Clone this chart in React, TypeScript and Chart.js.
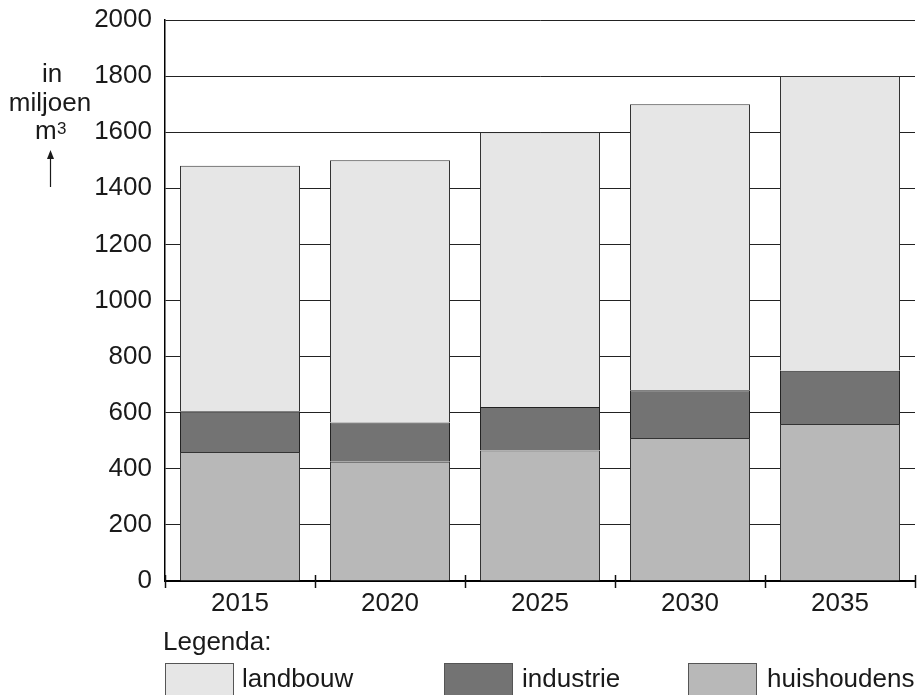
import React, { useEffect, useRef } from "react";
import { Chart, registerables } from "chart.js";

Chart.register(...registerables);

const categories = ["2015", "2020", "2025", "2030", "2035"];
const huishoudens = [460, 425, 465, 510, 560];
const industrie = [145, 140, 155, 170, 190];
const landbouw = [875, 935, 980, 1020, 1050];
const yTicks = [0, 200, 400, 600, 800, 1000, 1200, 1400, 1600, 1800, 2000];

const FONT = "'Liberation Sans', Arial, Helvetica, sans-serif";
const C_LAND = "#e6e6e6";
const C_IND = "#737373";
const C_HUIS = "#b8b8b8";
const TEXT = "#1a1a1a";

const overlay = {
  id: "overlay",
  afterDraw(chart: any) {
    const ctx = chart.ctx;
    const { left, right, bottom } = chart.chartArea;
    ctx.save();
    // x-axis tick marks at category boundaries
    ctx.strokeStyle = "#111";
    ctx.lineWidth = 1.5;
    const n = categories.length;
    for (let i = 0; i <= n; i++) {
      const x = Math.round(left + (i * (right - left)) / n) + 0.5;
      ctx.beginPath();
      ctx.moveTo(x, bottom - 6);
      ctx.lineTo(x, bottom + 7);
      ctx.stroke();
    }
    // y-axis title
    ctx.fillStyle = TEXT;
    ctx.textBaseline = "alphabetic";
    ctx.font = `26px ${FONT}`;
    ctx.textAlign = "center";
    ctx.fillText("in", 52, 82);
    ctx.fillText("miljoen", 50, 111);
    ctx.textAlign = "left";
    ctx.fillText("m", 35, 139);
    ctx.font = `17px ${FONT}`;
    ctx.fillText("3", 57, 134);
    // arrow
    ctx.strokeStyle = TEXT;
    ctx.lineWidth = 1.2;
    ctx.beginPath();
    ctx.moveTo(50.5, 187);
    ctx.lineTo(50.5, 156);
    ctx.stroke();
    ctx.beginPath();
    ctx.moveTo(50.5, 150);
    ctx.lineTo(47, 159);
    ctx.lineTo(54, 159);
    ctx.closePath();
    ctx.fill();
    // legend
    ctx.font = `26px ${FONT}`;
    ctx.fillText("Legenda:", 163, 650);
    const items = [
      { label: "landbouw", color: C_LAND, bx: 165, tx: 242 },
      { label: "industrie", color: C_IND, bx: 444, tx: 522 },
      { label: "huishoudens", color: C_HUIS, bx: 688, tx: 767 },
    ];
    items.forEach((it) => {
      ctx.fillStyle = it.color;
      ctx.fillRect(it.bx, 663, 68, 40);
      ctx.strokeStyle = "#555";
      ctx.lineWidth = 1;
      ctx.strokeRect(it.bx + 0.5, 663.5, 68, 40);
      ctx.fillStyle = TEXT;
      ctx.fillText(it.label, it.tx, 687);
    });
    ctx.restore();
  },
};

export default function App() {
  const ref = useRef<HTMLCanvasElement | null>(null);
  useEffect(() => {
    if (!ref.current) return;
    const chart = new Chart(ref.current, {
      type: "bar",
      data: {
        labels: categories,
        datasets: [
          { label: "huishoudens", data: huishoudens, backgroundColor: C_HUIS, borderColor: "#333", borderWidth: 1 },
          { label: "industrie", data: industrie, backgroundColor: C_IND, borderColor: "#222", borderWidth: 1 },
          { label: "landbouw", data: landbouw, backgroundColor: C_LAND, borderColor: "#333", borderWidth: 1 },
        ],
      },
      options: {
        responsive: false,
        animation: false,
        layout: { padding: { left: 0, right: 3, top: 20, bottom: 0 } },
        datasets: { bar: { categoryPercentage: 1, barPercentage: 0.8 } },
        plugins: { legend: { display: false }, tooltip: { enabled: false } },
        scales: {
          x: {
            stacked: true,
            grid: { display: false, drawTicks: false },
            border: { display: true, color: "#000", width: 2 },
            ticks: { color: TEXT, font: { family: FONT, size: 26 }, padding: 7 },
            afterFit: (s: any) => {
              s.height = 114;
              s.paddingLeft = 0;
              s.paddingRight = 0;
            },
          },
          y: {
            stacked: true,
            min: 0,
            max: 2000,
            afterBuildTicks: (s: any) => {
              s.ticks = yTicks.map((v) => ({ value: v }));
            },
            grid: { color: "#222", lineWidth: 1, drawTicks: false },
            border: { display: true, color: "#000", width: 1.5 },
            ticks: {
              color: TEXT,
              font: { family: FONT, size: 26 },
              padding: 13,
              callback: (v: any) => String(v),
            },
            afterFit: (s: any) => {
              s.width = 165;
              s.paddingTop = 0;
              s.paddingBottom = 0;
            },
          },
        },
      },
      plugins: [overlay],
    });
    return () => chart.destroy();
  }, []);
  return (
    <div style={{ position: "absolute", left: 0, top: 0, width: 918, height: 695, background: "#fff" }}>
      <canvas ref={ref} width={918} height={695} />
    </div>
  );
}
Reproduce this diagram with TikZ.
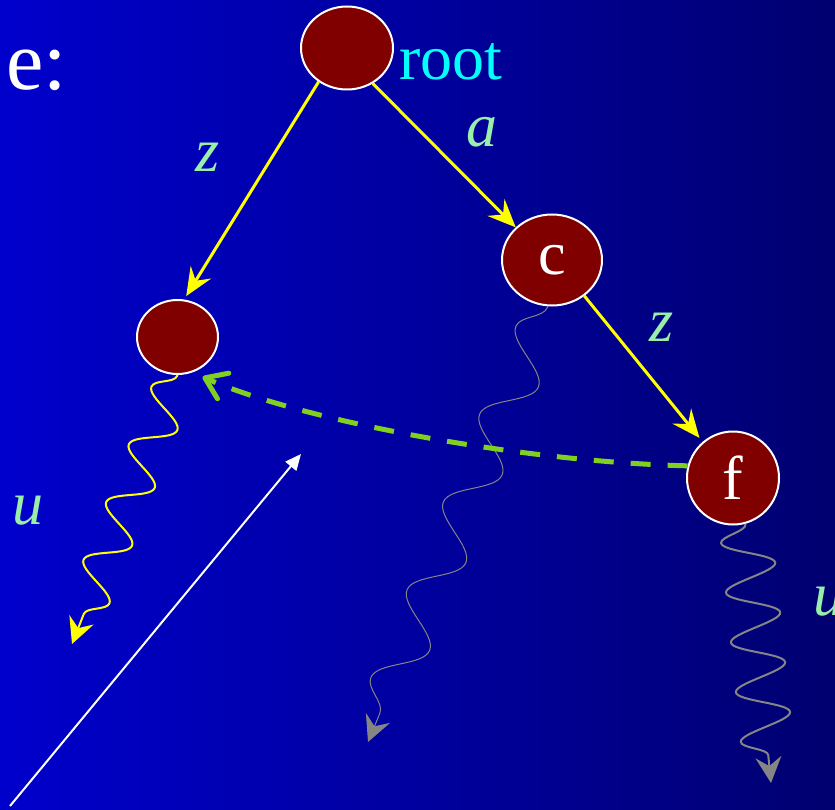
· · · ·
### Short problem:
Read through the entries and copy each line in which "React" appears.

### Expected answer:
Clone this chart in React, TypeScript and Chart.js.
import React, { useEffect, useRef } from "react";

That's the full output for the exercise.